### MATERIAL SHOWN
-- START --

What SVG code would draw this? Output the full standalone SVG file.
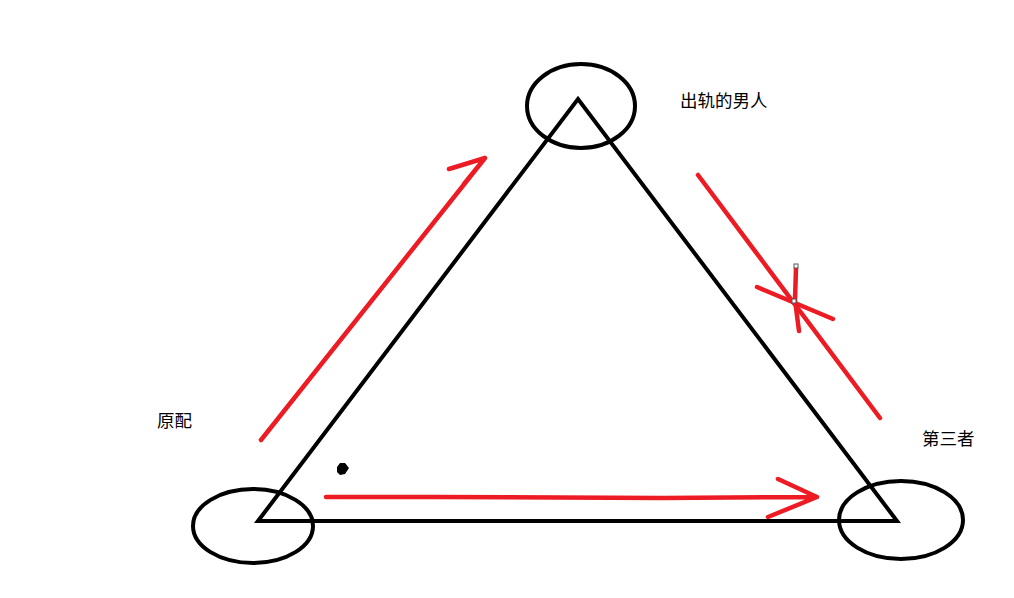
<svg xmlns="http://www.w3.org/2000/svg" width="1014" height="598" viewBox="0 0 1014 598">
<style>
.blk{fill:none;stroke:#000;stroke-width:4;stroke-linejoin:miter}
.red{fill:none;stroke:#ed1c24;stroke-width:4.5;stroke-linecap:round;stroke-linejoin:round}
.lbl{font-family:"Noto Sans CJK SC","Noto Sans CJK JP",sans-serif;font-size:17.5px;fill:#000}
.hnd{fill:#fff;stroke:#555;stroke-width:1}
</style>
<rect width="1014" height="598" fill="#fff"/>
<g id="triangle">
<polygon class="blk" points="258,521 578,99 897,521"/>
</g>
<g id="node-man">
<ellipse class="blk" cx="581" cy="106" rx="54" ry="42"/>
<text class="lbl" x="680" y="107">出轨的男人</text>
</g>
<g id="node-wife">
<ellipse class="blk" cx="253" cy="526" rx="60" ry="37"/>
<text class="lbl" x="157" y="427">原配</text>
</g>
<g id="node-third">
<ellipse class="blk" cx="901" cy="520" rx="62" ry="39"/>
<text class="lbl" x="922" y="445">第三者</text>
</g>
<g id="connectors">
<path class="red" d="M261,440 L485,158 M449,169 L485,158 L464,184"/>
<path class="red" d="M326,497 L437,497 L662,498 L817,497 M778,479 L817,497 L768,517"/>
<path class="red" d="M698,175 L880,418"/>
<path class="red" d="M757,287 L833,319 M796,268 L795,300 L799,331"/>
<rect class="hnd" x="794" y="264" width="4" height="4"/>
<rect class="hnd" x="792" y="299" width="4" height="4"/>
</g>
<g id="dot">
<polygon points="337,467 340,463 345,463 349,468 345,474 340,475 337,472" fill="#000"/>
</g>
</svg>
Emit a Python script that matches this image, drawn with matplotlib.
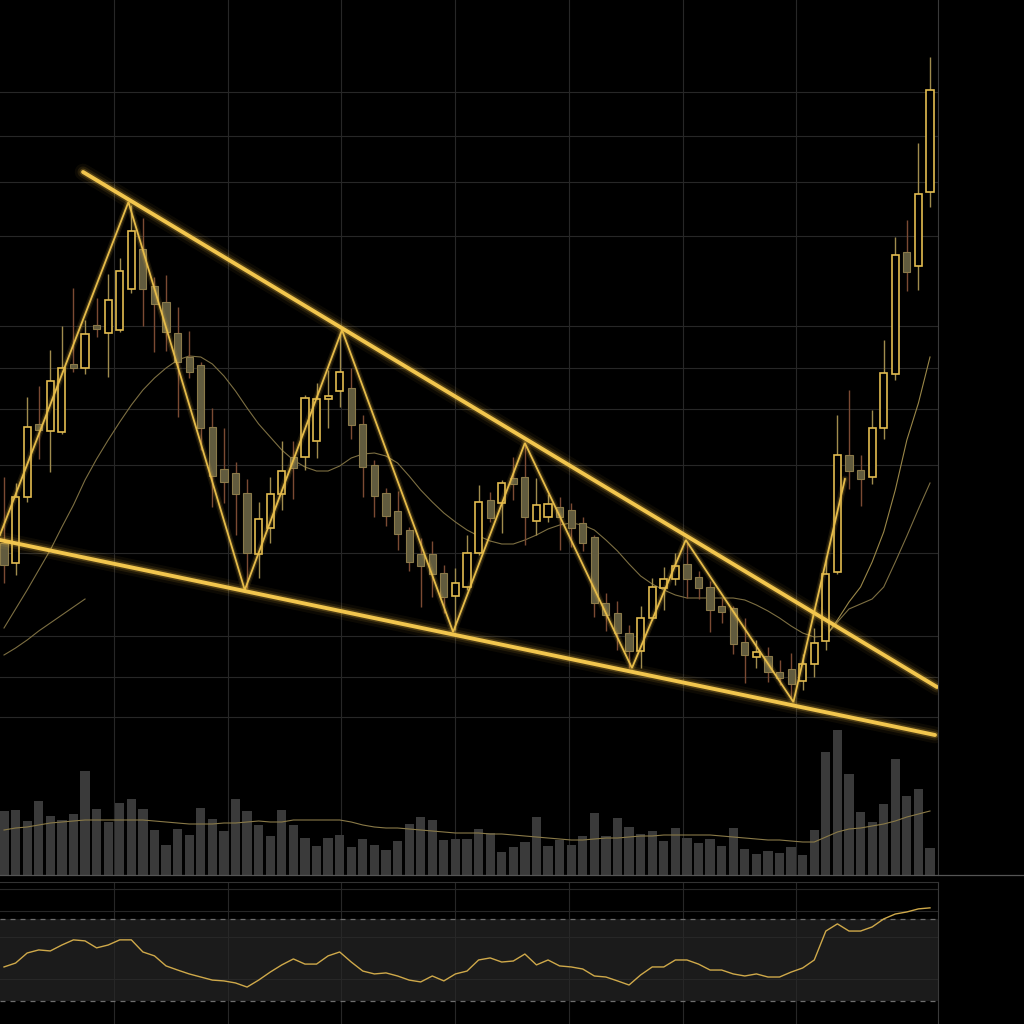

-- END --

How many of the lines above include the string "this"? Reply with the number by itself.

2